The inflation rate fell in Argentina in February to 13.2 percent—a drop of seven percentage points—though the yearly average surged to 276 percent.

Mr. Milei’s La Libertad Avanza party has found some common ground with social conservatives too. Six lawmakers introduced a bill to overturn the 2020 decriminalization of abortion but withdrew it the next day after Mr. Milei’s spokesman said it “was not part of the president’s agenda,” even though the president has voiced pro-life sympathies.

Other stories raise questions about the impact of his administrative and economic reforms, however. Poverty rates surged to 57.4 percent in January, the highest level in 20 years, according to the Social Debt Observatory at the Pontifical University of Argentina. And the 1,800 soup kitchens operated by Catholic organizations are seeing increased demand, auxiliary bishop Gustavo Carrera of Buenos Aires told Radio Con Vos.

Mr. Milei’s domestic agenda also appears imperiled. He almost immediately issued hundreds of decrees to liberalize the economy and sent an expansive omnibus bill to Argentina’s Congress to privatize state companies. Congress sent the omnibus bill back to committee in early February, however.

The Senate voted against his decrees on March 14. They remain in effect as long as the lower house does not follow suit, but Mr. Milei’s party holds barely more than 15 percent of the seats in the lower house and an even lower percentage in the Senate. And he has failed to negotiate with opposition parties or the country’s governors, who heavily influence lawmakers from their provinces.

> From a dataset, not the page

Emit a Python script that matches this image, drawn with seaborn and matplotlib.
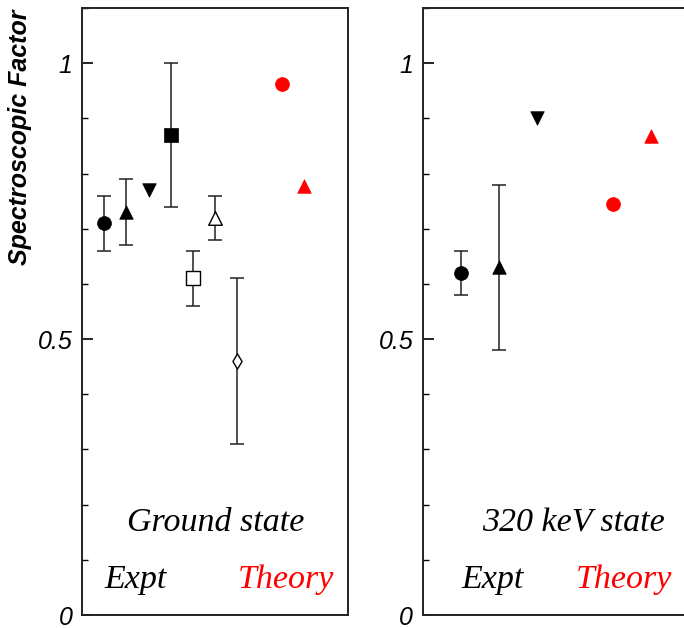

Mr. Milei responded to the latest setback in Congress with typical hyperbole and bombast. He either reposted or “liked” a series of comments on X that derided lawmakers as “traitors to the homeland,” “criminals” and “The caste vs. the people,” according to the newspaper La Nación.

“The majority of politicians can’t step into the street because if the people recognized them, they’d skin them alive,” he later told Radio Mitre.

“‘If you don’t support me, you’re my enemy.’ That’s the strategy,” Mr. Domínguez said, adding that Mr. Milei had been threatening to withhold federal disbursement from state governors. But the threats have proved empty, Mr. Domínguez explained, because as Mr. Milei often insists, “There’s no money.”

Mr. Milei previously spoke of Pope Francis with the same contempt he shows his political adversaries, accusing the pope of preaching communism and calling him a “filthy leftist.” His agenda, meanwhile, appeared antithetical to that of Pope Francis and many in the Argentine church—especially his use of an epithet to describe the “social justice” promoted by priests working with the poor in the country’s 5,000 shantytowns and poorer barrios.

But for church observers, the pope’s reconciliation with Mr. Milei shows the Holy Father preferring to turn the page, practicing forgiveness and prioritizing pragmatism as Argentina suffers its deepest economic crisis since 2001. That year, after the country defaulted on its debts, the currency collapsed and five presidents were installed and ejected from office in less than two weeks.

Pope Francis “doesn’t want to see the fallout from the extreme tensions of 2001 repeated,” Mr. De Vedia said. “I think that [Pope Francis] is very clear about that and it explains why he’s acting this way.”

The improved relationship between the two leaders holds out the prospect of a possible papal trip to Argentina. Pope Francis has not returned to Argentina since his election in 2013—a distance maintained, church observers say, by his desire not to show favoritism during a time of deep political division in Argentina—but he has raised the possibility of a trip to his homeland later this year.

“The most important signal” of a truly improved relationship with Mr. Milei, Mr. De Vedia said, “depends on whether the pope’s visit is completed.”